Alternatively, pieces of your social identity will change to make room for the new title of “mom” or “dad”. If you wish to, you can still hold the role and identity of a friend, but at what cost? Your social interactions will look different; you will less frequently be able to spend nights out or stay out late. As a nursing mother, you might second guess that third drink of the evening in order to safely feed your baby when they inevitably wake up for their 3:00 a.m. feeding. If your child accompanies you to hangouts with your friends, the content of your conversation or the language you use might have to change so that the topic is appropriate for the entire audience. The attention that you have to give to your friend, over your ever-present child, is ultimately minimized. Having to split your attention between your friend and your child may make the interaction less enjoyable. Additionally, the quality and quantity of time spent with friends might decline due to the exhaustion of being a parent. 

How to Preserve and Prioritize

For those who chose parenthood, most were aware of the vast change in lifestyle that was to come. Nonetheless, until you are immersed within this new identity it’s challenging to understand the sacrifices needed to maintain certain roles. It is clear that balance is needed to preserve each part of ourselves. Yet here we return to the question of “how do I stay true to myself with this new additional role?”. The answer is through Values Identification, Committed Action, Mindfulness, and Acceptance.


In order to live a more fulfilling life it is important to deeply examine your values and identify which are the most important to you. Because you think a value should be important or because society tells you that it is doesn’t mean that you actually value it. For example, if Sid from Toy Story followed society’s values of kindness and compassion he would not feel as fulfilled as he does when he acts in accordance with his own values of destruction and chaos by ripping heads off of dolls and adhering them to robot bodies.

Once you complete an inventory of your values it is equally as important to rank those values in order of significance. Ranking your values may feel like a challenging feat, but it aids in how you allocate your time and efforts. Remember that your values are not static and throughout life they’re everchanging. If you rank one value over another this ranking can vary over time.

Committed Action

Just because you want to value something doesn’t necessarily mean that you do. It is important to assess your actions in life. If you think that you value family but you consistently skip out on family events and avoid phone calls from your parents, then this might help you determine that you may value family less than you believe. Alternatively, if you want to value family and you notice that the previously stated behaviors are occurring, it will be important to decide how you plan on changing your behaviors to align with that value. This may look like planning on calling your parents once a week or paying visits to your grandparents once a month. When you act in ways that align with your values you’re likely to feel more fulfilled and satisfied in your life.


When you commit to plans with friends, choose to work, or engage in a hobby, it is important to be present with that activity to fully enjoy and be successful with what you’re doing. As a parent, you will learn or have learned that multitasking can feel like a life hack. While in some instances it truly can be, in other circumstances multitasking and splitting your attention can take away from an experience.
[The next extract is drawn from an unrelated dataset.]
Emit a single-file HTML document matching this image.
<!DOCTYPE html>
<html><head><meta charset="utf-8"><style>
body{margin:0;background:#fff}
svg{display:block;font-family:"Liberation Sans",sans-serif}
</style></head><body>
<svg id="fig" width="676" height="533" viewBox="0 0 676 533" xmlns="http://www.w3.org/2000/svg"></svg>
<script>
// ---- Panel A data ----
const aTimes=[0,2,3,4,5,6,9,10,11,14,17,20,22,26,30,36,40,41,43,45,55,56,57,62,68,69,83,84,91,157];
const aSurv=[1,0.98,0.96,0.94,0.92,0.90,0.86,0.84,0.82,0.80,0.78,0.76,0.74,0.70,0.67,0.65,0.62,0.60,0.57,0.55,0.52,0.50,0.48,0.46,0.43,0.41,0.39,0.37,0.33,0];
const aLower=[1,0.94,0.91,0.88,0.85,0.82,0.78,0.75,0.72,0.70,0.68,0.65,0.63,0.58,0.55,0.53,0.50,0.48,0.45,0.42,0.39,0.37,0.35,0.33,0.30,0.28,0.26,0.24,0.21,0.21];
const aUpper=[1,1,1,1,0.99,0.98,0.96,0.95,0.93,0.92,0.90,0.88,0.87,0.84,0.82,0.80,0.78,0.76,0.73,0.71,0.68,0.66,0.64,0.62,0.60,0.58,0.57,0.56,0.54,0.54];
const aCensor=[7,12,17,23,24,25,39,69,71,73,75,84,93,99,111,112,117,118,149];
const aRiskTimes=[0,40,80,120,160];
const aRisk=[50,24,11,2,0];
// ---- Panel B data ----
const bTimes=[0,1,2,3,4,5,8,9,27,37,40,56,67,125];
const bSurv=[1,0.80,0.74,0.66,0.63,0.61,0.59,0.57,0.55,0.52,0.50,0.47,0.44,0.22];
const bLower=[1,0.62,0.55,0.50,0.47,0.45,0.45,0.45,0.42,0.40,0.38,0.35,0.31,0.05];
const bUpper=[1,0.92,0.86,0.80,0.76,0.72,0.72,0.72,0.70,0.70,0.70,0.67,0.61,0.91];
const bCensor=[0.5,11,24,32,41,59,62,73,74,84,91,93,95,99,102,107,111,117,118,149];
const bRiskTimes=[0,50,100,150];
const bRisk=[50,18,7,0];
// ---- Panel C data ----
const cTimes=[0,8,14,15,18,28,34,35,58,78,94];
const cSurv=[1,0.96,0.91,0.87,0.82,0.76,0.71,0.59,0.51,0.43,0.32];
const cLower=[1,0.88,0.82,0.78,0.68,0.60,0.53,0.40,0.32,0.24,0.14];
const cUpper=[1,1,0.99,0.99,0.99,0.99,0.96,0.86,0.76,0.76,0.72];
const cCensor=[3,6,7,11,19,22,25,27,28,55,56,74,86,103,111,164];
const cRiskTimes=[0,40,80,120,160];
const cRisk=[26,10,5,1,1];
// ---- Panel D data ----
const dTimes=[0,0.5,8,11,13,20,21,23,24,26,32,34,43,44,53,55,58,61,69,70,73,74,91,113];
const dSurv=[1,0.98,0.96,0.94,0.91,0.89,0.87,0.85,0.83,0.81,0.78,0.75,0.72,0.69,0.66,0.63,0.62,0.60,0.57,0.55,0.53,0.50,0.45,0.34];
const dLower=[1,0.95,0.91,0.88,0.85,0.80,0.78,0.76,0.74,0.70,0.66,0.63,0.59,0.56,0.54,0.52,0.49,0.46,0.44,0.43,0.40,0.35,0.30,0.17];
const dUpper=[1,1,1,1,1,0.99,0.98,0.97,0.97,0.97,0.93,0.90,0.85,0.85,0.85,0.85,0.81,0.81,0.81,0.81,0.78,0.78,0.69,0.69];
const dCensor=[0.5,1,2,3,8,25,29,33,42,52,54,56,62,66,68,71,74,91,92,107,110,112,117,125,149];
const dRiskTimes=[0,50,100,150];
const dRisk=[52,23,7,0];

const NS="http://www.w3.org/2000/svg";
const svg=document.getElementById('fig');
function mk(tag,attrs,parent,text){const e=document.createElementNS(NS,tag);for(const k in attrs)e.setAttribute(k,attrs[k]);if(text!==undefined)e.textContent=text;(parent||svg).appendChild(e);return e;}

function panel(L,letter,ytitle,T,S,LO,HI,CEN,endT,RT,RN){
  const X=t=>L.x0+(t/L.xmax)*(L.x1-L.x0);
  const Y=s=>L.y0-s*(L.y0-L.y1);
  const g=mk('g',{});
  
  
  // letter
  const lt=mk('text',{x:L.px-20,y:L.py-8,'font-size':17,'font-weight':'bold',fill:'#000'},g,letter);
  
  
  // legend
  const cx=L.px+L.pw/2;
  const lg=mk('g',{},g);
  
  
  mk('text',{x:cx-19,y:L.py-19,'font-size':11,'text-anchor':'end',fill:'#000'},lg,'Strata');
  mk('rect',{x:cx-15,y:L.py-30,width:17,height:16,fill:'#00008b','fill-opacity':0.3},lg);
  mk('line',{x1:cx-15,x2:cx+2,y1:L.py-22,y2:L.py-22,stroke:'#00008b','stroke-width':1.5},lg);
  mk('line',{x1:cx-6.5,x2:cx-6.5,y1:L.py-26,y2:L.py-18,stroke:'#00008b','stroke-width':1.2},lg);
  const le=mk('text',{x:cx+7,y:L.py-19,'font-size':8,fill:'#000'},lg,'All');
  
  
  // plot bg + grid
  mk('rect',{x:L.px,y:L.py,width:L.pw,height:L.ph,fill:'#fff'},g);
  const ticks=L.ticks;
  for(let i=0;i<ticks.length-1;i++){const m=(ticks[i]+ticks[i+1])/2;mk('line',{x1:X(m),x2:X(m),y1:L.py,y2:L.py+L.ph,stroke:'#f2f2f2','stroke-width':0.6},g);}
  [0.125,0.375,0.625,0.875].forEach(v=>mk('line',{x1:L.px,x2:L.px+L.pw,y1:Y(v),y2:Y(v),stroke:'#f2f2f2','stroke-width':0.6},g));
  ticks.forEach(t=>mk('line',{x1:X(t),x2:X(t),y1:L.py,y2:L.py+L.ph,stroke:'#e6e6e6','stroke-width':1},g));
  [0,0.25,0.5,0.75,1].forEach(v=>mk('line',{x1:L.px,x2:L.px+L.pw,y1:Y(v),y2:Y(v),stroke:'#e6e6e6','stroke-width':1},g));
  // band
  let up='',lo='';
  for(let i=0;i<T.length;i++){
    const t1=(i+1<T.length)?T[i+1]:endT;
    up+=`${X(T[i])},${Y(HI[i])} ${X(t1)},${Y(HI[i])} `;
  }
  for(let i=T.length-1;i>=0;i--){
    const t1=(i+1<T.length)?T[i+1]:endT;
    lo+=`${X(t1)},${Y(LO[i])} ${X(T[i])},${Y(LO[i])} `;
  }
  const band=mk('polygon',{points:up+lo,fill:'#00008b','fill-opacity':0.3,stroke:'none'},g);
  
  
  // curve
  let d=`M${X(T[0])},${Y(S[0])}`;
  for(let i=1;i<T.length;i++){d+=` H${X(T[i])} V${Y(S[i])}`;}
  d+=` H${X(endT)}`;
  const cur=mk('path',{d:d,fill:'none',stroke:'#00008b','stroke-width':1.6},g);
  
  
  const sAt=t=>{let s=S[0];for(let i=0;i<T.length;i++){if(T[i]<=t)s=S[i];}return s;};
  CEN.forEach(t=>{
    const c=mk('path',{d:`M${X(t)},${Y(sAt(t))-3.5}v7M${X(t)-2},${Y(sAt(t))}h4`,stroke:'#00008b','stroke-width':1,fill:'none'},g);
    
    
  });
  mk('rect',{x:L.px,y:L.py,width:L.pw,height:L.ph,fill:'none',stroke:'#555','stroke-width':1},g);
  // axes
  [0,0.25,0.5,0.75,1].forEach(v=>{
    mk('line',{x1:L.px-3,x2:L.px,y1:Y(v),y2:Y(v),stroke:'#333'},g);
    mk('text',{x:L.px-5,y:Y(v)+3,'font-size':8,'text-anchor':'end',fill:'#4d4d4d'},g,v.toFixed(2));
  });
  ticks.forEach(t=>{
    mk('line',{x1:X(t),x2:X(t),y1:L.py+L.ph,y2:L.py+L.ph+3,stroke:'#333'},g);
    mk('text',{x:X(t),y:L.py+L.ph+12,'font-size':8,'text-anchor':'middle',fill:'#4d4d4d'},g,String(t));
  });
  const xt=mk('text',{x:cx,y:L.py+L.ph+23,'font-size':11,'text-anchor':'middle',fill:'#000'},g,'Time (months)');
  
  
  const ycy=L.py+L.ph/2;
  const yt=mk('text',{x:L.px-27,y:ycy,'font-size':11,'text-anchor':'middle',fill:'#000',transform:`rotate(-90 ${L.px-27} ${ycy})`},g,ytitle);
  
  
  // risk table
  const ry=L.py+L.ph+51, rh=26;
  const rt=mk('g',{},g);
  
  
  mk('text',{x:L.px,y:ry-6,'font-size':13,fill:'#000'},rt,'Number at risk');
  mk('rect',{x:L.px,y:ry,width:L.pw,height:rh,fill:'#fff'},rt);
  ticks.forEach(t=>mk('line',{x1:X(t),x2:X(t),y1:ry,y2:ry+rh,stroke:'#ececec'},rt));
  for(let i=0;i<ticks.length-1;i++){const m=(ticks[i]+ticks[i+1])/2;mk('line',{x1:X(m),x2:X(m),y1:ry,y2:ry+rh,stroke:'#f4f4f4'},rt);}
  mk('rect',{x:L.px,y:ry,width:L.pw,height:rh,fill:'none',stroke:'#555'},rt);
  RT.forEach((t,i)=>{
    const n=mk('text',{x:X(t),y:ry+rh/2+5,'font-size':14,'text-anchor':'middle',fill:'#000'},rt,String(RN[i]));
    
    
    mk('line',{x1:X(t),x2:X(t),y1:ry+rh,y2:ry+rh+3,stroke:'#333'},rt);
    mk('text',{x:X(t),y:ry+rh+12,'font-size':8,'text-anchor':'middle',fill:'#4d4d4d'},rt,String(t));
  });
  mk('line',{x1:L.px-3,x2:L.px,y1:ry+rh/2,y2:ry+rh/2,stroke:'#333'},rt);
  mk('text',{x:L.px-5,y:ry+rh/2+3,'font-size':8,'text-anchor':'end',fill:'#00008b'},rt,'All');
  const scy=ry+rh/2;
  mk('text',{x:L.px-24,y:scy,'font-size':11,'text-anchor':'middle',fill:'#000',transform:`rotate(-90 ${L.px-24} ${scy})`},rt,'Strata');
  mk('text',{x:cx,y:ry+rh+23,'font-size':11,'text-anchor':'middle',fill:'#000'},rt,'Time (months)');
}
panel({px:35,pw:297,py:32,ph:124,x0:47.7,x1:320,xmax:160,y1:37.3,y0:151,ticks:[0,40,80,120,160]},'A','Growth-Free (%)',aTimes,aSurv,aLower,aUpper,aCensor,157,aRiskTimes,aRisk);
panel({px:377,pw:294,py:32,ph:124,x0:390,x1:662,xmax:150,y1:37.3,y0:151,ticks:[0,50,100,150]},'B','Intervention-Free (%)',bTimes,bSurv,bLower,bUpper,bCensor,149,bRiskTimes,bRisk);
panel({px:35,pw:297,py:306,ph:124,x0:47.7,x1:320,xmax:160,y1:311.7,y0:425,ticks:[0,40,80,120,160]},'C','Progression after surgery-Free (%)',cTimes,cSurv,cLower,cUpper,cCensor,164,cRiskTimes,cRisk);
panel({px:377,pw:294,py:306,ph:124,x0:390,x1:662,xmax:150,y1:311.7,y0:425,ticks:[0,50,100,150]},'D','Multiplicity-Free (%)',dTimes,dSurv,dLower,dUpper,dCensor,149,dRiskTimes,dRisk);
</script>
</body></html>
Making a choice to engage in a hobby, do what you can commit your time, mental frame, and energy to that choice. You can do this by perhaps putting your phone on Do Not Disturb or participating in a hobby after your kids have gone to bed to limit distractions. When out to dinner with friends, take your time reading through the menu, attempt to taste the components of a certain dish just by the description on the menu, and when your food arrives smell the various aromas that waft their way into your nostrils. If you decide to exercise, choose a playlist you find motivating and engaging. Then focus on how your muscles feel while lifting or running. Utilizing our five senses makes our experience more immersive and increases our ability to be mindful.


Acceptance might genuinely be the hardest aspect though it is one of the most significant. It is important to accept that you are no longer the person you used to be. This means that you can no longer hold the same expectations of yourself. To expect that you will be able to commit as much time to your hobbies, to your friends, or to your job as you used to would be setting yourself up for an upset. Just because you accept that your life is forever changed doesn’t mean that you have to enjoy or agree with every sacrifice you make for your children.

When you accept, you’re acknowledging reality for what it really is. You are taking action on what you can control. And not trying to change the circumstances or wish it were different. When you create space for acceptance it will result in an improved ability to move forward with the situation at hand, increased tolerance of difficult situations, and increased flexibility.